● WORK REQUIRED
Identify the lines that include the word "matplotlib", then copy all of them.

● RECORDS PROVIDED
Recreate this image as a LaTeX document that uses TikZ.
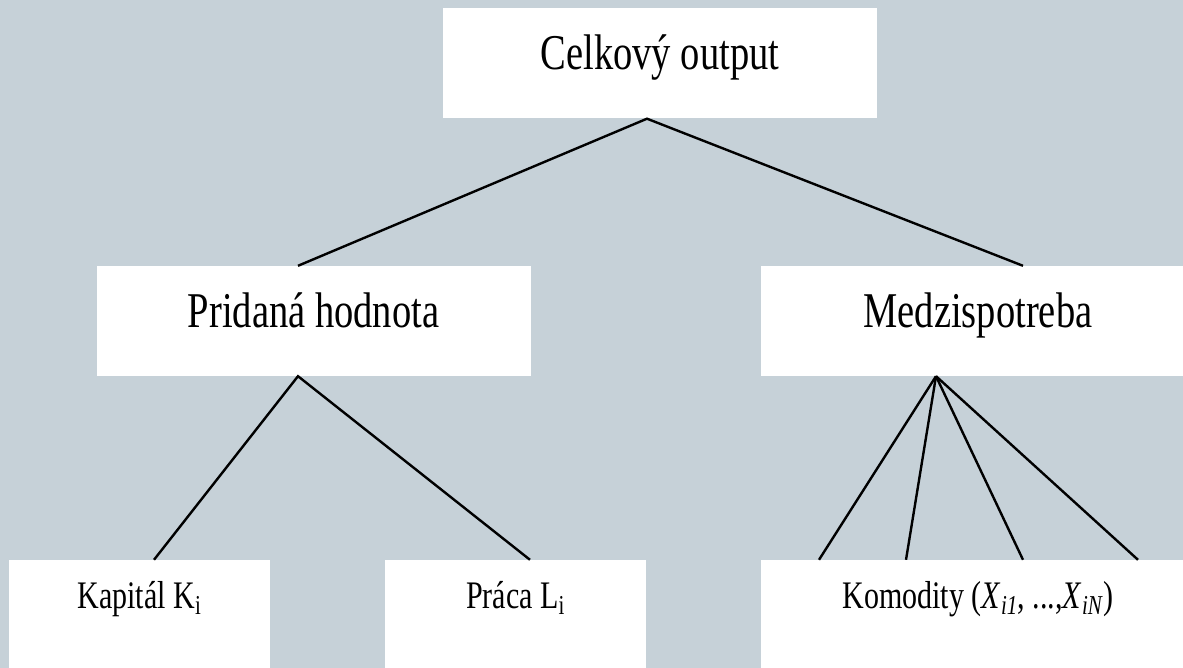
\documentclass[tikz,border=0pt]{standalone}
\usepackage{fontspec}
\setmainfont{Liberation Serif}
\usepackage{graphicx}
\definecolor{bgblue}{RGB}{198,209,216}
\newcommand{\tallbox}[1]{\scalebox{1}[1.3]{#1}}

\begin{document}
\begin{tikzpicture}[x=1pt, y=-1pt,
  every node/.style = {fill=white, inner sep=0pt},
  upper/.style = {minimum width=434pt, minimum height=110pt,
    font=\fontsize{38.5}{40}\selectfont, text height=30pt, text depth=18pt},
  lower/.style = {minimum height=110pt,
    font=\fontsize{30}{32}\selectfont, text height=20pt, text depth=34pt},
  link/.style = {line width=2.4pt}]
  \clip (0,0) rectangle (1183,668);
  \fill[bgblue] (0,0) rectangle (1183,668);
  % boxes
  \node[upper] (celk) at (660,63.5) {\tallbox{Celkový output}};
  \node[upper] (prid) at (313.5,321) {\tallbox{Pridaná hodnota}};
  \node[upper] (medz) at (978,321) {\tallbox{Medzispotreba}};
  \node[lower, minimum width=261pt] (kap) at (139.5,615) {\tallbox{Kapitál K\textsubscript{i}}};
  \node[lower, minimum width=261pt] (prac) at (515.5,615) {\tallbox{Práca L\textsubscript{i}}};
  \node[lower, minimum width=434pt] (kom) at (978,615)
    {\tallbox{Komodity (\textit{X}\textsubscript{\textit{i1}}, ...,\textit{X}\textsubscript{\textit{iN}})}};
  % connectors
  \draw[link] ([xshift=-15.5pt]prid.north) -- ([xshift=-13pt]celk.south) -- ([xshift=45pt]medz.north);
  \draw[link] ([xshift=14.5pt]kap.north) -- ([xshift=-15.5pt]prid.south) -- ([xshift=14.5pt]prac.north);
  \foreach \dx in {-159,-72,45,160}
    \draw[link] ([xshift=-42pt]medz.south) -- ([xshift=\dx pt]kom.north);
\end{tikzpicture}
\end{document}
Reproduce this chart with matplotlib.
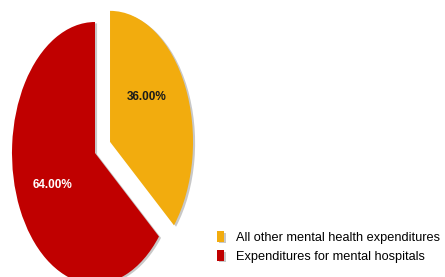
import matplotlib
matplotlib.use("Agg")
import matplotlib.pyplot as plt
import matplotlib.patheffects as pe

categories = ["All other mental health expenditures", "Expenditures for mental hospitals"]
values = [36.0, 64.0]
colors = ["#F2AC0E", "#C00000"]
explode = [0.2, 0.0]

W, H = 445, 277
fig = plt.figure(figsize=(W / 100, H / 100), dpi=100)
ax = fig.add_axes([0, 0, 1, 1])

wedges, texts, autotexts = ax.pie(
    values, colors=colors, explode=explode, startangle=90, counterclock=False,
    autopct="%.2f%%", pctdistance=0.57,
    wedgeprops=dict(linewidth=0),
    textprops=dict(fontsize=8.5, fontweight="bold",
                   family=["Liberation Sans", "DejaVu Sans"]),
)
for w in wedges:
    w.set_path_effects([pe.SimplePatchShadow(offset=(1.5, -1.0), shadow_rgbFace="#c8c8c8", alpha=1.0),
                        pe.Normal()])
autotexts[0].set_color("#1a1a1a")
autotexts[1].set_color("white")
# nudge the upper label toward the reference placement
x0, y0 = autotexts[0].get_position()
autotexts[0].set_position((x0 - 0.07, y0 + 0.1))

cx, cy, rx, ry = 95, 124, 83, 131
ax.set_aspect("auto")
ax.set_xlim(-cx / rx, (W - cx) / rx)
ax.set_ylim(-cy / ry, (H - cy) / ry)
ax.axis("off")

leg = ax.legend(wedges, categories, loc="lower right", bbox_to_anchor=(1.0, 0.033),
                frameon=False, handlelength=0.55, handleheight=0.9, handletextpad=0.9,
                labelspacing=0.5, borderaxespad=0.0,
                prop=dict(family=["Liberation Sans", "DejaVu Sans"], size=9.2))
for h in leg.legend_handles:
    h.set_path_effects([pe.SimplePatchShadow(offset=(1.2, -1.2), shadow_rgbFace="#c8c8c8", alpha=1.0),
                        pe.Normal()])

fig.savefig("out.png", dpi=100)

● WORKED ANSWER
Reproduce this chart with matplotlib.
import matplotlib
matplotlib.use("Agg")
import matplotlib.pyplot as plt
import matplotlib.patheffects as pe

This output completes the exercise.